Ords also conceded that Mr Thomas:

  • interviewed each of the five advisors and other advisors;
  • obtained information about their revenues by requiring each advisor to show him their commission statement sheets or provide him with revenue information from those sheets;
  • communicated those revenues to Mr Gunning;
  • negotiated with the advisors as to the bonuses they would be paid if they ceased employment with Wilson;
  • agreed sign-on bonuses to be paid to each of the five advisors on entry into contracts of employment with Ords;
  • offered sign-on bonuses to the other advisors; and
  • used the advisor revenue figures for the purpose of negotiating and agreeing to the bonuses and sign-on bonuses.
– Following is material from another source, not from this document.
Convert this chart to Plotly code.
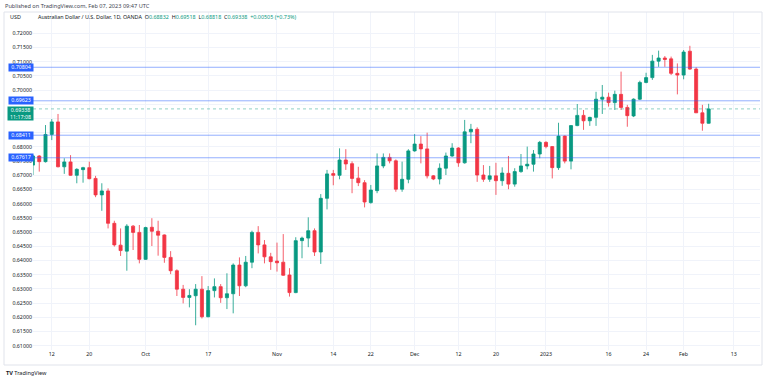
import pandas as pd
import plotly.graph_objects as go

# ---- data (AUD/USD daily, OANDA) ----
dates = [d.strftime("%Y-%m-%d") for d in pd.bdate_range("2022-09-07", "2023-02-07") if d.strftime("%Y-%m-%d") != "2022-12-26"]

opens = [0.6736, 0.6768, 0.6748, 0.6844, 0.6888, 0.6730, 0.6747, 0.6700, 0.6720, 0.6727,
         0.6689, 0.6631, 0.6645, 0.6531, 0.6454, 0.6433, 0.6521, 0.6499, 0.6404, 0.6517,
         0.6503, 0.6490, 0.6411, 0.6364, 0.6299, 0.6270, 0.6276, 0.6299, 0.6202, 0.6294,
         0.6308, 0.6269, 0.6283, 0.6384, 0.6311, 0.6394, 0.6499, 0.6455, 0.6413, 0.6398,
         0.6394, 0.6349, 0.6287, 0.6470, 0.6479, 0.6505, 0.6430, 0.6619, 0.6706, 0.6700,
         0.6754, 0.6741, 0.6690, 0.6674, 0.6604, 0.6646, 0.6733, 0.6763, 0.6751, 0.6651,
         0.6686, 0.6786, 0.6810, 0.6793, 0.6698, 0.6687, 0.6725, 0.6768, 0.6796, 0.6744,
         0.6853, 0.6862, 0.6701, 0.6686, 0.6698, 0.6681, 0.6707, 0.6669, 0.6713, 0.6733,
         0.6739, 0.6775, 0.6816, 0.6801, 0.6727, 0.6838, 0.6750, 0.6875, 0.6911, 0.6892,
         0.6904, 0.6968, 0.6975, 0.6956, 0.6985, 0.6939, 0.6909, 0.6968, 0.7027, 0.7044,
         0.7102, 0.7113, 0.7110, 0.7059, 0.7053, 0.7137, 0.7074, 0.6920, 0.68832]
highs = [0.6772, 0.6771, 0.6877, 0.6898, 0.6916, 0.6760, 0.6771, 0.6725, 0.6730, 0.6748,
         0.6698, 0.6672, 0.6654, 0.6540, 0.6513, 0.6528, 0.6525, 0.6525, 0.6519, 0.6549,
         0.6540, 0.6492, 0.6433, 0.6369, 0.6314, 0.6299, 0.6317, 0.6345, 0.6310, 0.6337,
         0.6317, 0.6355, 0.6390, 0.6411, 0.6416, 0.6505, 0.6521, 0.6472, 0.6427, 0.6463,
         0.6493, 0.6373, 0.6482, 0.6484, 0.6552, 0.6513, 0.6634, 0.6719, 0.6719, 0.6795,
         0.6792, 0.6749, 0.6730, 0.6683, 0.6666, 0.6777, 0.6777, 0.6777, 0.6756, 0.6748,
         0.6792, 0.6845, 0.6838, 0.6850, 0.6701, 0.6742, 0.6780, 0.6813, 0.6799, 0.6895,
         0.6881, 0.6869, 0.6736, 0.6733, 0.6744, 0.6728, 0.6768, 0.6725, 0.6775, 0.6801,
         0.6789, 0.6821, 0.6820, 0.6803, 0.6885, 0.6840, 0.6877, 0.6951, 0.6930, 0.6906,
         0.6994, 0.7018, 0.6991, 0.6998, 0.7065, 0.6948, 0.6971, 0.7033, 0.7061, 0.7124,
         0.7139, 0.7120, 0.7118, 0.7094, 0.7141, 0.7156, 0.7080, 0.6948, 0.69518]
lows = [0.6701, 0.6713, 0.6745, 0.6824, 0.6728, 0.6705, 0.6698, 0.6672, 0.6674, 0.6686,
        0.6623, 0.6575, 0.6513, 0.6449, 0.6416, 0.6364, 0.6437, 0.6390, 0.6402, 0.6451,
        0.6417, 0.6392, 0.6352, 0.6275, 0.6249, 0.6235, 0.6172, 0.6196, 0.6200, 0.6270,
        0.6251, 0.6229, 0.6214, 0.6275, 0.6306, 0.6373, 0.6425, 0.6390, 0.6367, 0.6361,
        0.6346, 0.6273, 0.6285, 0.6408, 0.6447, 0.6416, 0.6388, 0.6580, 0.6665, 0.6686,
        0.6719, 0.6637, 0.6662, 0.6587, 0.6600, 0.6637, 0.6725, 0.6742, 0.6642, 0.6642,
        0.6672, 0.6783, 0.6742, 0.6689, 0.6683, 0.6668, 0.6701, 0.6765, 0.6730, 0.6741,
        0.6813, 0.6677, 0.6677, 0.6677, 0.6631, 0.6663, 0.6651, 0.6660, 0.6709, 0.6721,
        0.6713, 0.6760, 0.6795, 0.6689, 0.6719, 0.6742, 0.6721, 0.6873, 0.6860, 0.6874,
        0.6874, 0.6916, 0.6942, 0.6930, 0.6930, 0.6871, 0.6905, 0.6965, 0.7024, 0.7036,
        0.7082, 0.7082, 0.7053, 0.6985, 0.7038, 0.7071, 0.6920, 0.6857, 0.68818]
closes = [0.6768, 0.6748, 0.6844, 0.6888, 0.6730, 0.6747, 0.6700, 0.6721, 0.6727, 0.6688,
          0.6631, 0.6645, 0.6531, 0.6455, 0.6435, 0.6521, 0.6499, 0.6404, 0.6516, 0.6503,
          0.6489, 0.6411, 0.6364, 0.6299, 0.6270, 0.6277, 0.6299, 0.6202, 0.6294, 0.6308,
          0.6269, 0.6283, 0.6384, 0.6311, 0.6394, 0.6499, 0.6455, 0.6413, 0.6396, 0.6392,
          0.6348, 0.6287, 0.6470, 0.6479, 0.6505, 0.6430, 0.6619, 0.6705, 0.6700, 0.6754,
          0.6740, 0.6689, 0.6674, 0.6606, 0.6648, 0.6733, 0.6763, 0.6751, 0.6651, 0.6686,
          0.6786, 0.6810, 0.6793, 0.6698, 0.6687, 0.6725, 0.6768, 0.6796, 0.6744, 0.6853,
          0.6862, 0.6701, 0.6686, 0.6698, 0.6681, 0.6708, 0.6669, 0.6713, 0.6733, 0.6739,
          0.6775, 0.6816, 0.6801, 0.6727, 0.6838, 0.6750, 0.6875, 0.6911, 0.6892, 0.6904,
          0.6968, 0.6975, 0.6956, 0.6985, 0.6939, 0.6910, 0.6968, 0.7027, 0.7044, 0.7102,
          0.7113, 0.7108, 0.7059, 0.7053, 0.7134, 0.7074, 0.6920, 0.68833, 0.69338]

level_lines = [0.70804, 0.69623, 0.68411, 0.67617]
last_price = 0.69338
countdown = "11:17:08"

x_tick_dates = ["2022-09-12", "2022-09-20", "2022-10-03", "2022-10-17", "2022-11-01",
                "2022-11-14", "2022-11-22", "2022-12-01", "2022-12-12", "2022-12-20",
                "2023-01-02", "2023-01-16", "2023-01-24", "2023-02-01", "2023-02-13"]
x_tick_text = ["12", "20", "Oct", "17", "Nov", "14", "22", "Dec", "12", "20",
               "2023", "16", "24", "Feb", "13"]
y_ticks = [round(0.61 + 0.005 * i, 3) for i in range(23)]
y_hidden = [0.695, 0.685]   # fully covered by price labels in the original

# ---- styling ----
GREEN = "#089981"
RED = "#F23645"
BLUE = "#2962FF"
GRID = "#f0f3fa"
TXT = "#131722"
FONT = "Noto Sans"

W, H = 768, 380
ML, MR, MT, MB = 33, 8, 12, 30
PW, PH = W - ML - MR, H - MT - MB


def px(xp):
    return (xp - ML) / PW


def py(yp):
    return (H - MB - yp) / PH


fig = go.Figure()
fig.add_trace(go.Candlestick(
    x=dates, open=opens, high=highs, low=lows, close=closes,
    increasing=dict(line=dict(color=GREEN, width=0.8), fillcolor=GREEN),
    decreasing=dict(line=dict(color=RED, width=0.8), fillcolor=RED),
    whiskerwidth=0, showlegend=False, hoverinfo="skip",
))

shapes = []
for lv in level_lines:
    shapes.append(dict(type="line", xref="paper", yref="y", x0=0, x1=1, y0=lv, y1=lv,
                       line=dict(color="rgba(41,98,255,0.5)", width=1), layer="above"))
shapes.append(dict(type="line", xref="paper", yref="y", x0=0, x1=1, y0=last_price, y1=last_price,
                   line=dict(color="rgba(8,153,129,0.45)", width=1, dash="dot"), layer="above"))
shapes.append(dict(type="rect", xref="paper", yref="paper", x0=px(4), x1=px(762), y0=py(365), y1=py(12),
                   line=dict(color="#e0e3eb", width=1), fillcolor="rgba(0,0,0,0)", layer="above"))

annotations = []
for lv in level_lines:
    annotations.append(dict(xref="paper", yref="y", x=px(20.5), y=lv, xanchor="center", yanchor="middle",
                            text=f"{lv:.5f}", showarrow=False, bgcolor=BLUE, borderpad=0,
                            width=24, height=6.5,
                            font=dict(family=FONT, size=5.3, color="white")))
annotations.append(dict(xref="paper", yref="paper", x=px(20.3), y=py(105.8), xanchor="center", yanchor="top",
                        text=f"{last_price:.5f}<br>{countdown}", showarrow=False, bgcolor=GREEN, borderpad=0,
                        width=25, height=12.5,
                        font=dict(family=FONT, size=5.3, color="white")))
annotations.append(dict(xref="paper", yref="paper", x=px(2.5), y=py(6), xanchor="left", yanchor="middle",
                        text="Published on TradingView.com, Feb 07, 2023 09:47 UTC", showarrow=False,
                        font=dict(family=FONT, size=5.6, color="#434651")))
annotations.append(dict(xref="paper", yref="paper", x=px(8), y=py(17), xanchor="left", yanchor="middle",
                        text="USD", showarrow=False, font=dict(family=FONT, size=5.4, color=TXT)))
o, h, l, c = opens[-1], highs[-1], lows[-1], closes[-1]
chg = c - closes[-2]
pct = chg / closes[-2] * 100
legend_txt = (f"Australian Dollar / U.S. Dollar, 1D, OANDA  "
              f"O<span style='color:{GREEN}'>{o:.5f}</span>  H<span style='color:{GREEN}'>{h:.5f}</span>  "
              f"L<span style='color:{GREEN}'>{l:.5f}</span>  C<span style='color:{GREEN}'>{c:.5f}</span>  "
              f"<span style='color:{GREEN}'>{chg:+.5f} ({pct:+.2f}%)</span>")
annotations.append(dict(xref="paper", yref="paper", x=px(35.5), y=py(17), xanchor="left", yanchor="middle",
                        text=legend_txt, showarrow=False, font=dict(family=FONT, size=5.4, color=TXT)))
annotations.append(dict(xref="paper", yref="paper", x=px(4), y=py(372.5), xanchor="left", yanchor="middle",
                        text="<b>TV</b> TradingView", showarrow=False,
                        font=dict(family=FONT, size=5.6, color=TXT)))

fig.update_layout(
    width=W, height=H,
    margin=dict(l=ML, r=MR, t=MT, b=MB, pad=0),
    paper_bgcolor="white", plot_bgcolor="white",
    font=dict(family=FONT, size=5.3, color=TXT),
    shapes=shapes, annotations=annotations,
    xaxis=dict(
        type="date",
        rangebreaks=[dict(bounds=["sat", "mon"]), dict(values=["2022-12-26"])],
        range=["2022-09-07", "2023-02-17 05:00"],
        tickmode="array", tickvals=x_tick_dates, ticktext=x_tick_text,
        showgrid=True, gridcolor=GRID, gridwidth=1, zeroline=False, showline=False,
        ticks="", tickfont=dict(family=FONT, size=5.3, color=TXT),
        rangeslider=dict(visible=False), fixedrange=True,
    ),
    yaxis=dict(
        range=[0.60849, 0.72750],
        tickmode="array", tickvals=y_ticks,
        ticktext=["" if v in y_hidden else f"{v:.5f}" for v in y_ticks],
        showgrid=True, gridcolor=GRID, gridwidth=1, zeroline=False, showline=False,
        ticks="", side="left", tickfont=dict(family=FONT, size=5.3, color=TXT), fixedrange=True,
    ),
)

fig.write_html("out.html", config={"displayModeBar": False, "staticPlot": True})

# the page's default 8px body margin would shift the figure; remove it
with open("out.html", "r", encoding="utf-8") as f:
    page = f.read()
page = page.replace("<head>", "<head><style>html,body{margin:0;padding:0;overflow:hidden;}</style>", 1)
with open("out.html", "w", encoding="utf-8") as f:
    f.write(page)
Wilson claimed that Ords had:

  • induced the advisors to:
    • breach their contracts of employment by (amongst other things) causing them to provide Wilson’s confidential information (namely the revenue information, including that contained in the commission statement sheets) to Mr Thomas and Ords;
    • to take part in a plan to persuade other Wilson employees to join Ords; and
    • to give the Undertaking;
  • intended to solicit Wilson’s customers who were the subject of the Undertaking; and
  • engaged in conduct which is unconscionable under the Competition and Consumer Act 2010 (Cth).

Wilson also claimed that each of Mr Pagliaro and Mr A Bligh had breached duties under the Corporations Act 2001 (Cth) and had breached their duties of loyalty and fidelity to Wilson.
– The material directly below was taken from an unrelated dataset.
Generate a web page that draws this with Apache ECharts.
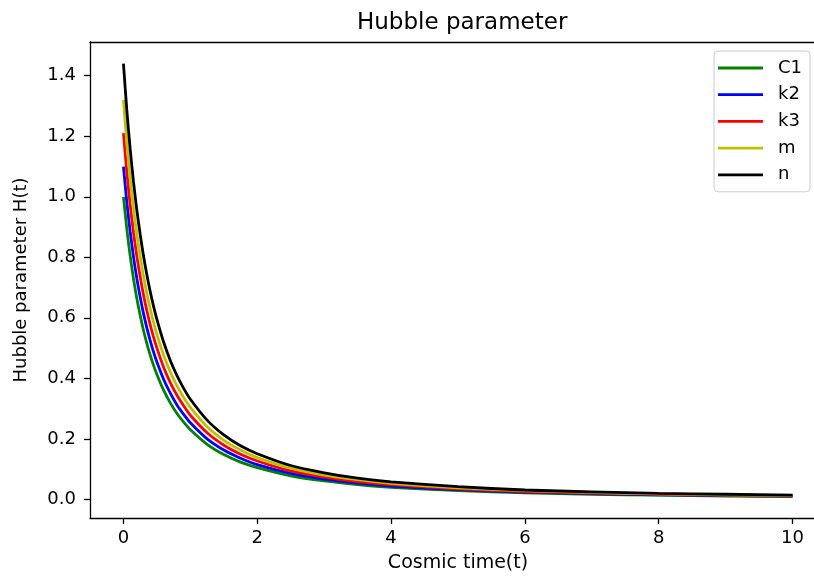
<!DOCTYPE html>
<html>
<head>
<meta charset="utf-8">
<script src="https://cdn.jsdelivr.net/npm/echarts@6/dist/echarts.min.js"></script>
<style>html,body{margin:0;padding:0;background:#fff;overflow:hidden;width:814px;height:578px;}#c{width:830px;height:578px;}</style>
</head>
<body>
<div id="c"></div>
<script>
var times = [0,0.05,0.1,0.15,0.2,0.25,0.3,0.35,0.4,0.45,0.5,0.6,0.7,0.8,0.9,1,1.25,1.5,1.75,2,2.5,3,3.5,4,5,6,7,8,9,10];
var C1 = [1.0,0.894,0.805,0.729,0.664,0.608,0.558,0.515,0.477,0.443,0.413,0.361,0.319,0.284,0.255,0.230,0.182,0.148,0.123,0.105,0.078,0.061,0.049,0.040,0.029,0.022,0.017,0.014,0.011,0.010];
var k2 = [1.1,0.983,0.886,0.802,0.730,0.669,0.614,0.567,0.525,0.487,0.454,0.397,0.351,0.312,0.281,0.253,0.200,0.163,0.136,0.115,0.086,0.067,0.054,0.044,0.032,0.024,0.019,0.015,0.013,0.011];
var k3 = [1.21,1.082,0.974,0.882,0.803,0.736,0.675,0.623,0.577,0.536,0.500,0.437,0.386,0.344,0.309,0.278,0.220,0.179,0.149,0.127,0.094,0.074,0.059,0.049,0.035,0.026,0.021,0.017,0.014,0.012];
var m  = [1.32,1.180,1.063,0.962,0.876,0.803,0.737,0.680,0.630,0.585,0.545,0.477,0.421,0.375,0.337,0.304,0.240,0.195,0.163,0.138,0.103,0.080,0.065,0.053,0.038,0.029,0.023,0.018,0.015,0.013];
var n  = [1.44,1.287,1.159,1.050,0.956,0.876,0.804,0.742,0.687,0.638,0.595,0.520,0.459,0.409,0.367,0.331,0.262,0.213,0.177,0.151,0.112,0.088,0.070,0.058,0.042,0.031,0.025,0.020,0.017,0.014];
var xTicks = [0,2,4,6,8,10];
var yTicks = [0,0.2,0.4,0.6,0.8,1.0,1.2,1.4];
var seriesNames = ['C1','k2','k3','m','n'];
var seriesColors = ['#008000','#0000ff','#ff0000','#bfbf00','#000000'];
var seriesValues = [C1,k2,k3,m,n];

var font = 'DejaVu Sans';
var chart = echarts.init(document.getElementById('c'), null, {renderer:'canvas'});
var series = seriesNames.map(function(name, i){
  return {
    name: name, type: 'line', symbol: 'none', showSymbol: false, smooth: 0.25,
    xAxisIndex: 0, yAxisIndex: 0,
    lineStyle: {color: seriesColors[i], width: 2.8},
    itemStyle: {color: seriesColors[i]},
    data: times.map(function(t, j){ return [t, seriesValues[i][j]]; })
  };
});
chart.setOption({
  animation: false,
  backgroundColor: '#fff',
  title: {text: 'Hubble parameter', left: 352, top: 7,
    textStyle: {fontFamily: font, fontSize: 23, fontWeight: 'normal', color: '#000'}},
  legend: {
    orient: 'vertical', left: 714, top: 51,
    padding: [8, 8, 8, 4], itemWidth: 45, itemHeight: 14, itemGap: 8.7,
    icon: 'path://M0,0L0.01,0L0.01,0.01L0,0.01Z M0,14L0.01,14L0.01,13.99L0,13.99Z M0,5.6L45,5.6L45,8.4L0,8.4Z',
    borderColor: '#cccccc', borderWidth: 1, borderRadius: 4, backgroundColor: '#fff',
    textStyle: {fontFamily: font, fontSize: 18, color: '#000', padding: [0,0,0,10]},
    data: seriesNames
  },
  grid: {left: 90, top: 42, width: 736, height: 478, show: false, containLabel: false},
  xAxis: [{
    type: 'value', min: -0.5, max: 10.5, position: 'bottom',
    name: 'Cosmic time(t)', nameLocation: 'middle', nameGap: 36,
    nameTextStyle: {fontFamily: font, fontSize: 19, color: '#000'},
    axisLine: {show: true, onZero: false, lineStyle: {color: '#000', width: 1.3}},
    axisTick: {show: true, inside: false, length: 6, customValues: xTicks, lineStyle: {color: '#000', width: 1.3}},
    axisLabel: {customValues: xTicks, margin: 11, fontFamily: font, fontSize: 18, color: '#000',
      formatter: function(v){ return String(v); }},
    splitLine: {show: false}
  }, {
    type: 'value', min: -0.5, max: 10.5, position: 'top',
    axisLine: {show: true, onZero: false, lineStyle: {color: '#000', width: 1.3}},
    axisTick: {show: false}, axisLabel: {show: false}, splitLine: {show: false}
  }],
  yAxis: {
    type: 'value', min: -0.0615, max: 1.5115,
    name: 'Hubble parameter H(t)', nameLocation: 'middle', nameGap: 60, nameRotate: 90,
    nameTextStyle: {fontFamily: font, fontSize: 18, color: '#000'},
    axisLine: {show: true, onZero: false, lineStyle: {color: '#000', width: 1.3}},
    axisTick: {show: true, inside: false, length: 6, customValues: yTicks, lineStyle: {color: '#000', width: 1.3}},
    axisLabel: {customValues: yTicks, margin: 14, fontFamily: font, fontSize: 18, color: '#000',
      formatter: function(v){ return v.toFixed(1); }},
    splitLine: {show: false}
  },
  series: series
});
</script>
</body>
</html>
Ords disputed (amongst other things) that the revenue information was confidential.

The proceedings against each of the five advisors were settled prior to the trial commencing.

Accordingly, the matters in issue at trial were only those arising between Wilson and Ords.

Decision

Her Honour Bergin CJ held that:

  • the revenue information was confidential. This was so:
    • even though there was no express reference to such information being confidential in the advisors’ employment contracts. “Revenue” was captured by the broad wording of the confidentiality provisions in the advisors’ contracts, in particular the expression “any information relating to [Wilson’s]…business affairs”;
    • despite Ords’ claim that the information was not confidential because there was a practice within the industry that employees disclose such information to prospective employers, Wilson and the industry generally treated revenue information of their employees as confidential;
    • despite the fact that Wilson disclosed revenue figures to the ASX and in its annual reports. This information was of a general nature and did not enable particular individuals to be identified and targeted as high earners. In contrast, the information the subject of the litigation was comprised of lists of specific amounts of revenue earned by individuals within Wilson’s employment; and
  • despite Ords’ argument that the confidentiality clause prohibiting disclosure of revenue information to prospective employers was an unreasonable restraint of trade and void. Wilson had a legitimate commercial interest in seeking to protect its business from an exodus of its workforce by reason of competitors luring its employees through the use of its confidential information. The case was not about the commercial morality of competitors luring employees away from their employment. Instead, the issue was whether Ords had wrongfully obtained Wilson’s confidential information to “set the lure”;
  • Ords had induced breaches of contract by Mr Pagliaro and Mr A Bligh. While it was clear from the evidence that Mr Pagliaro and other advisors wanted to leave Wilson, a distinction was made between an individual employee deciding to leave employment and employees plotting with a competitor for a group of them to transfer to that competitor. The latter would be in breach of contract. The inducement for the breach here was Ords’ offer to take the group as a team and make a competitive bid for the employees as a team by structuring salaries and/or sign-on bonuses at a more attractive level than employees’ current remuneration;
  • in the absence of evidence from Ords (from which Her Honour inferred such evidence would not have assisted in it in defending its claim), Ords had pursued the advisors as a result of receiving confidential information from Mr Pagliaro and Mr A Bligh in breach their employment contracts with Wilson. Ords knew (and intended) such conduct would be in breach of the advisors’ contracts; and
  • Ords had induced Mr Pagliaro and Mr A Bligh to breach their implied obligations of good faith and their fidiciary duties to Wilson.

Findings were not made in respect of the alleged breaches of the Corporations Act 2001 (Cth) and the Competition and Consumer Act 2010 (Cth), pending further submissions.

The Court restrained Ords from using, publishing or otherwise dealing with any advisor revenue and other information recorded in the commission statement sheets.

Damages were also awarded in the amount of $174,416. The Court held the appropriate timeframe for the calculation of damages was one month, based on the relevant notice period for the advisors. Damages were assessed on the average of the five advisors’ monthly revenue, adjusted by 60% to take account of remuneration and other relevant costs.